The key point to remember is that your CAPA process is not fixed and should be reviewed as part of your continuous improvement process. Find what works, what does not through evaluation and analysis, and then look to improve.
Benefits of the Capa process
Hopefully, as we’ve described the process you’ve seen for yourself the multitude of benefits that it can provide, we’ve summarised some of them below:
- Forms part of an integrated Continuous improvement cycle
- Helps meet legislative requirements
- Provides a standard problem-solving toolkit
- Utilizes data to make quantified AND qualified assessments
- Can be utilized by the whole organization.

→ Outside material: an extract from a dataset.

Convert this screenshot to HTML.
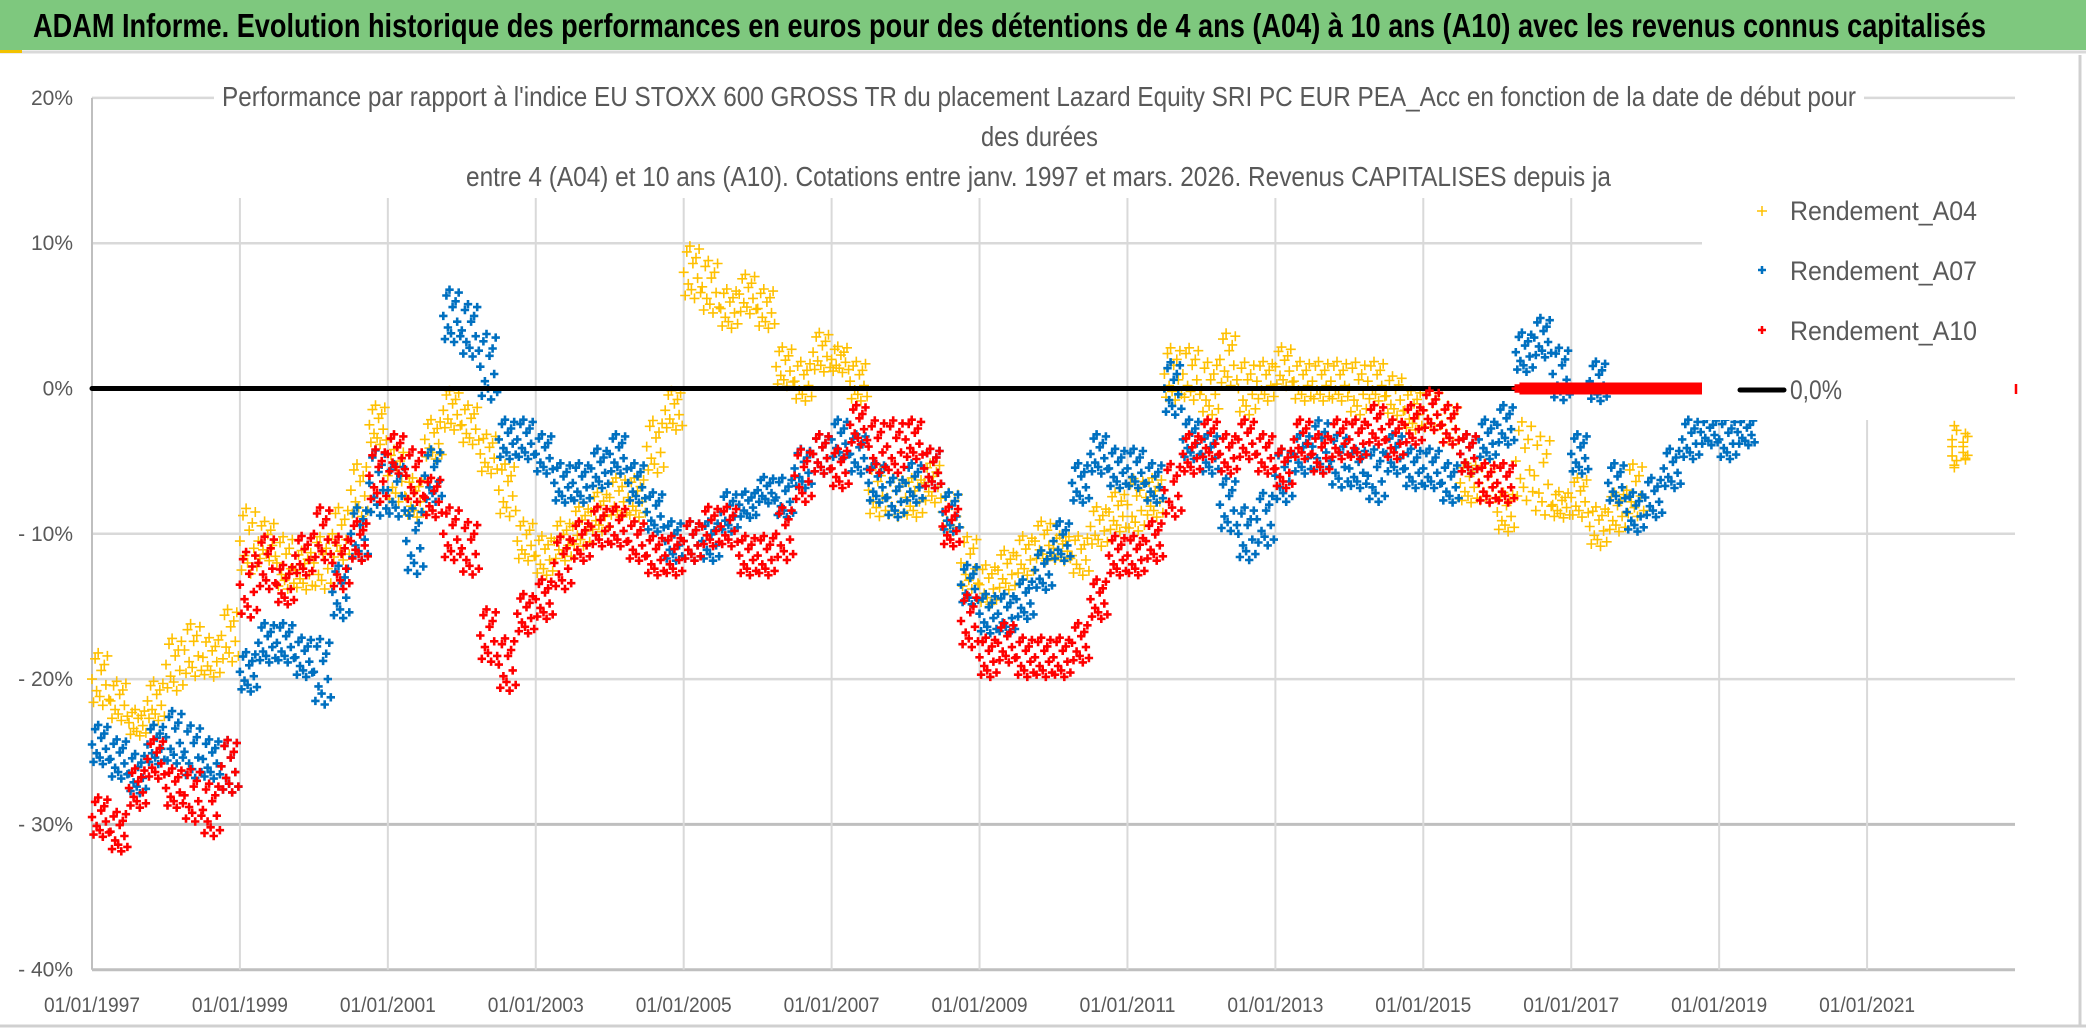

Issues with the CAPA process
As with all methods and toolkits, there are some things to watch out for, common problems include:
- Access to data supporting the evaluation of non-conformances
- CAPA Process not adhered to within the organizaiton.`
- Root cause analysis methods overruled by stakeholders who think they know better
- Lesson’s learned from identified issues are not communicated within the business
- Once documented the CAPA process is not routinely evaluated to ensure it’s continued effectiveness
As you can see, there are huge benefits from a developed and integrated CAPA process. Considering the importance of both corrective and preventive phases within your quality management system (and it’s criticality in certain industries), if you haven’t done so already, I’d certainly recommend investigating its deployment.